[BEGIN The data]

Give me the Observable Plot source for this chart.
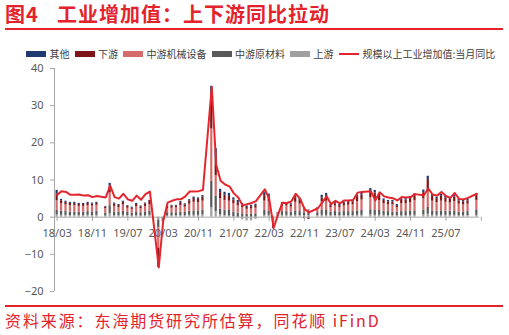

[END The data]
[BEGIN The data]

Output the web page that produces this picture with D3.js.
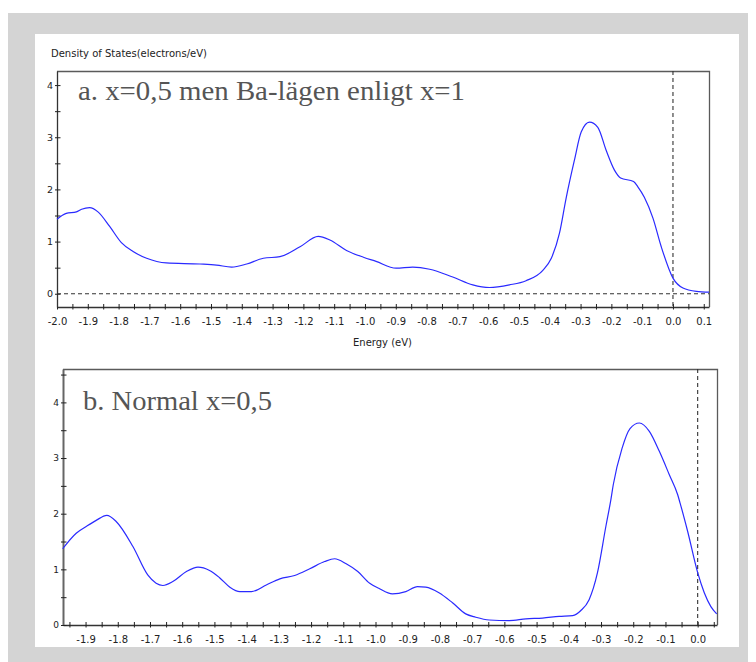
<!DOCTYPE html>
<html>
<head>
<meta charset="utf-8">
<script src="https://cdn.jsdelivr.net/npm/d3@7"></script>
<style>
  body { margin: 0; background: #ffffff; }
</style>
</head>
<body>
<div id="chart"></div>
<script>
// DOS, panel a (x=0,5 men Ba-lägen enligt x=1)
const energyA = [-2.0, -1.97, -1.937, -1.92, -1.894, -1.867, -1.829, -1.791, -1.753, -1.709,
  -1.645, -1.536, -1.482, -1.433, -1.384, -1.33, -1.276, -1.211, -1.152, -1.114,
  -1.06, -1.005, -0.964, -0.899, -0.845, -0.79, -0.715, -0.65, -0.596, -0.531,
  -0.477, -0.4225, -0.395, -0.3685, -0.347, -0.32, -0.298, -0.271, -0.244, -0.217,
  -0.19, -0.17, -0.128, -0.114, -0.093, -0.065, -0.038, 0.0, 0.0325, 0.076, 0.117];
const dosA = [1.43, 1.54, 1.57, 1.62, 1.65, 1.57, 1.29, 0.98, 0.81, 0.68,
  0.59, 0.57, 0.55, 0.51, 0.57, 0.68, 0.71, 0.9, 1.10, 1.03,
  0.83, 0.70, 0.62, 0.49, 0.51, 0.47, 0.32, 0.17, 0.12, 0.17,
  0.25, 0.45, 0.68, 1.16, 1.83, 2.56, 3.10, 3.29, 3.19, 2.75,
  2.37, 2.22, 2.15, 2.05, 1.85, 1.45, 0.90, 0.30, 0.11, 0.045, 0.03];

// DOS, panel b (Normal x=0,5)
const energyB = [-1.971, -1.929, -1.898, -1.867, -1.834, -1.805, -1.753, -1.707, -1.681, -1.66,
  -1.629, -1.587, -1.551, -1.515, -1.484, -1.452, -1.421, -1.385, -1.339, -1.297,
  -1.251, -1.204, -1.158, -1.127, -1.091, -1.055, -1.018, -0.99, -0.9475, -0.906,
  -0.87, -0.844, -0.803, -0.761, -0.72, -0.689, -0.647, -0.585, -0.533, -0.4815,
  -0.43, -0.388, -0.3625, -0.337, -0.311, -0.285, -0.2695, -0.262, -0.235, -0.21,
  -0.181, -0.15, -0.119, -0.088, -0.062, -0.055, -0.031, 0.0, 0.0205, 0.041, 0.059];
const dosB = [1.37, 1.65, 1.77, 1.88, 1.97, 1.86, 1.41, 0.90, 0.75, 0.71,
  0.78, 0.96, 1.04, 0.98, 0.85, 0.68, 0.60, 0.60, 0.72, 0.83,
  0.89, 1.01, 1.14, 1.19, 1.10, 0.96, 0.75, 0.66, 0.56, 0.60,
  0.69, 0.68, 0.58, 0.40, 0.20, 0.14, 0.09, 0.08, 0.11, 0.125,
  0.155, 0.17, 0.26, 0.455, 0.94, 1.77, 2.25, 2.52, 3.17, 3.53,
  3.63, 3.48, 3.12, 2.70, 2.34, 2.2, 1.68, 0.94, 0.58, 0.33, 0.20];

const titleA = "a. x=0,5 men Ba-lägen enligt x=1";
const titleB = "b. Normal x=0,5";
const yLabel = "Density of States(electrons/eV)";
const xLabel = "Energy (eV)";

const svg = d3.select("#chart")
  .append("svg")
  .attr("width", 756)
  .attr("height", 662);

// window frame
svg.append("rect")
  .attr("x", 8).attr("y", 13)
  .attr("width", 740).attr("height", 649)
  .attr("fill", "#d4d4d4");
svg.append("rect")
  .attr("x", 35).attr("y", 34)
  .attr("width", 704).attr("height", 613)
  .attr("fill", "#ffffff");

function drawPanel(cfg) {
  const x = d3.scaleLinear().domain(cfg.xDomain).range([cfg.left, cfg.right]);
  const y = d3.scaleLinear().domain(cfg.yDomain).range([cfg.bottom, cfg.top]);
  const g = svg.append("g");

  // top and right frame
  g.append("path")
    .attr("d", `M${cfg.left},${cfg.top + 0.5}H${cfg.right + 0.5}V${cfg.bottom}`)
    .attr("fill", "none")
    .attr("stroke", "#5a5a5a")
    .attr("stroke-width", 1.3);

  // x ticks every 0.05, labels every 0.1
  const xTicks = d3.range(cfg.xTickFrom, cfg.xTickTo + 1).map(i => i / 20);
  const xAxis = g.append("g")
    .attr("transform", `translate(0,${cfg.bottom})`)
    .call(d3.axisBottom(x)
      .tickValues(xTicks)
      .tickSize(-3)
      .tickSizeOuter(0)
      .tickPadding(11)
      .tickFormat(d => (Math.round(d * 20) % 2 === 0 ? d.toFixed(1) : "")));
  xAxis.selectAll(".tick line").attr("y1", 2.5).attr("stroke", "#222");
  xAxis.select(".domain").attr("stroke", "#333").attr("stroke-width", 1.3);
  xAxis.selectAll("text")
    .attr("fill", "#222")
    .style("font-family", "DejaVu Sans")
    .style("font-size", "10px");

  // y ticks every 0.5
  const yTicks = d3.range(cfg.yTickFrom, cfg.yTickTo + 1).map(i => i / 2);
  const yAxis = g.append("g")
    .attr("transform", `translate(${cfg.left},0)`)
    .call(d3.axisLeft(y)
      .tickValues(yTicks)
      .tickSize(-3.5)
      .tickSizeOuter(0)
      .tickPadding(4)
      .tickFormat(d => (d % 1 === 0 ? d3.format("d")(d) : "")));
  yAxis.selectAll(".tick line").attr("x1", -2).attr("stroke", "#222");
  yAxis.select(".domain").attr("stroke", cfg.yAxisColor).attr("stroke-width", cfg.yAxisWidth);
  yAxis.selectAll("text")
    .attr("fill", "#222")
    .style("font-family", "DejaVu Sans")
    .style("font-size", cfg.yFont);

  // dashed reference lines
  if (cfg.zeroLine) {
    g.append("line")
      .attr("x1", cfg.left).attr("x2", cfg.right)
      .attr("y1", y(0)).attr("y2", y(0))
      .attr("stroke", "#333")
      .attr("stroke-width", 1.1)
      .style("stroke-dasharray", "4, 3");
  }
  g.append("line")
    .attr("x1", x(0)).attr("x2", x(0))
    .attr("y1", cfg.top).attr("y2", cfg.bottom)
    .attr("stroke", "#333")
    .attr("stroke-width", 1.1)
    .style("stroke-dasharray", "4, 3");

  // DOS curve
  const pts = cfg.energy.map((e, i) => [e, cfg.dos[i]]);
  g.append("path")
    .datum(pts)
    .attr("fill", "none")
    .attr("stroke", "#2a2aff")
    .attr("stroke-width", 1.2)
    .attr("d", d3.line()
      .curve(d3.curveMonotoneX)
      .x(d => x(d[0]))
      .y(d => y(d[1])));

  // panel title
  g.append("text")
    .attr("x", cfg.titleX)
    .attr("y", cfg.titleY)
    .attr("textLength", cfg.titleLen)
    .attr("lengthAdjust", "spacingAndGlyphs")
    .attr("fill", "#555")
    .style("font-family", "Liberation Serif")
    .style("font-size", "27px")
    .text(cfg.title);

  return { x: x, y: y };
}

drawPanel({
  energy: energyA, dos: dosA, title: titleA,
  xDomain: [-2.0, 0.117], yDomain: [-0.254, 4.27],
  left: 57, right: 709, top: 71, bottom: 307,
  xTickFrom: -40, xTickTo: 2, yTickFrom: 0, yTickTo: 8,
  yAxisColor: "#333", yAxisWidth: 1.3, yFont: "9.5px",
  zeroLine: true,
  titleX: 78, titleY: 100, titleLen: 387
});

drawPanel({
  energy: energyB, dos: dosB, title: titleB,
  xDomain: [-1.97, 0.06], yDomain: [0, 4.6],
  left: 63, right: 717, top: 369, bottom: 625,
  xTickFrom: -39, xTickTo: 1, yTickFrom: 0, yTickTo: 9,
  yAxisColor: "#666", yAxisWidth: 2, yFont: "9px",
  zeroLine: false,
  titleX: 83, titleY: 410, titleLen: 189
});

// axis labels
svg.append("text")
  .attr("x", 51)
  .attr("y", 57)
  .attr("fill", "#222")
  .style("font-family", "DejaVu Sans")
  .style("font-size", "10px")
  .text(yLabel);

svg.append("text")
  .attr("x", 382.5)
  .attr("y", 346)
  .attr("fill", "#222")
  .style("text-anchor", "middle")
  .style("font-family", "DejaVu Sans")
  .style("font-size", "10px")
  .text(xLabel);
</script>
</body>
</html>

[END The data]

What number of lines in the records contain the word "chart"? Answer with that number alone.

Solved problem ->
3